Sir John Soane_Materialising the Incomplete
The material interpretation in architecture has a reciprocal connection with the physical perspective. However, “matter” definition in philosophy terms is facing the palpable relation with form, early applied to Plato’s term “eidos”, by witch he identified the permanent reality that makes a thing what it is, opposing to the particulars that are finite and subject to change. Matter is carrying meaning and can only be understood in a specific space, time and cultural environment. The renderization of an environment inside and environment provokes a series of consequences. In Sir John Soanes project, the Bank of England columns grown in an inverse gravidity interacting with the materiality of the room and controlling that speculative degradation repercussion collecting a catalogue of reactions.
Manuel qualified as an architect in the European University of Madrid (UEM), and gained an MArch from the Bartlett School of Architecture, UCL in 2015 having being awarded Distinction for both Design and Thesis projects.
In the profesional aspect, he has previously worked for ‘Alvarez-Sala’ and ‘Andrés Perea Arquitecto’ design studios in Spain, specialising in sustainability and Zero Energy design projects. He is currently working in Tigg Coll Architects (TCA), a young innovatve practice based in west London.
Manuel also has a keen interest in academia and has collaborated as an external tutor with UEM, and FADU Universities as well as being invited as a critict to the Architectural Association (AA) Inter 3 final jury.

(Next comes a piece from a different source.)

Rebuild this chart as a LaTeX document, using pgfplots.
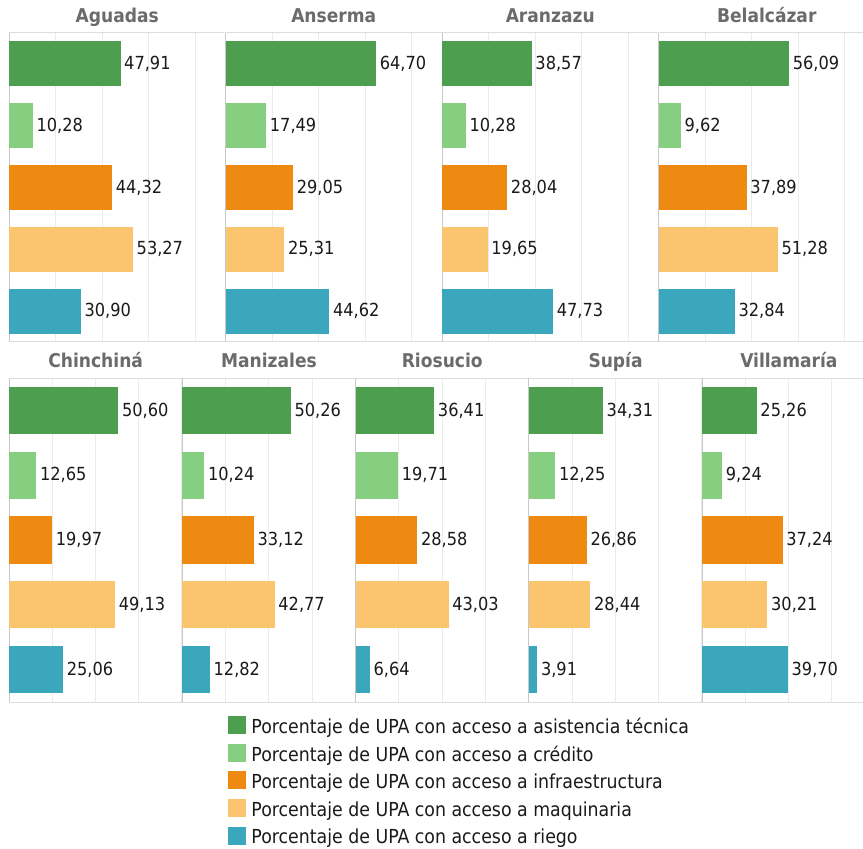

Merging two architectural educations has allowed him to developed a more complex understanding in design and graphic expression, absorving contrasting techniques from different backgrounds and styles such us Cj Lim ( Unit 10) or NaJa & de Ostos ( Unit 18).
Apart from expressing a big interest in energy production design and sustainability paradigm he has been exploring the implication of economy and politics in architecture in his final thesis, `inCUBAting capitalism´.